The anti-cancer drug Avastin increases the risk of blood clots in the legs and lungs by 33 percent, according to an analysis published by US researchers Wednesday.
The study examined results of 15 clinical trials with Avastin, made by the Swiss firm Roche, involving 7,956 patients with advanced solid tumors.
The risk of developing venous thromboembolism was 33 percent greater in patients treated with the drug, bevacizumab, than in those who were not, according to Shobha Rani Nalluri, a doctor at Stony Brook University in New York state who led the study.
The researchers found an 11.9 percent incidence of blood clots in patients treated with the drug, and 6.3 percent had more serious high-grade blood clots, said the study published in the latest edition of the Journal of the American Medical Association (JAMA).
The appearance of blood clots varied among patients with different types of cancer.
The incidence was highest among patients with colorectal cancer, at 19.1 percent, and lowest for patients with renal cancer, at three percent.
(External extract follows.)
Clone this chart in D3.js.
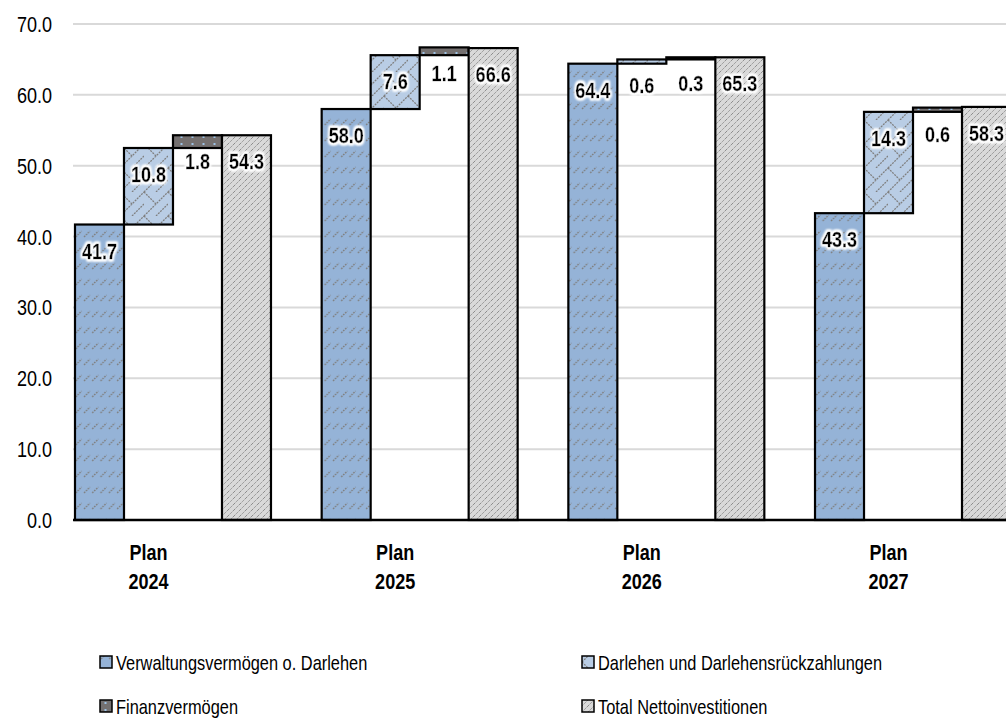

For breast cancer cases, it was 7.3 percent.
The growth of new blood vessels helps spread cancer and Avastin is designed to fight the disease by inhibiting the proliferation of new blood vessels.
But the results of the study showed the need for doctors and patients to understand the risks associated with the drug, the authors wrote.
"Our meta-analysis of 15 RCTs (randomized control trials) has ... demonstrated that bevacizumab may be associated with a significantly increased risk of venous thromboembolism in patients with a variety of metastatic solid tumors," the researchers wrote.
"This finding will help physicians and patients to recognize the risk of venous thromboembolism with the administration of bevacizumab," as the problem was more difficult to detect in previous individual trials, it said.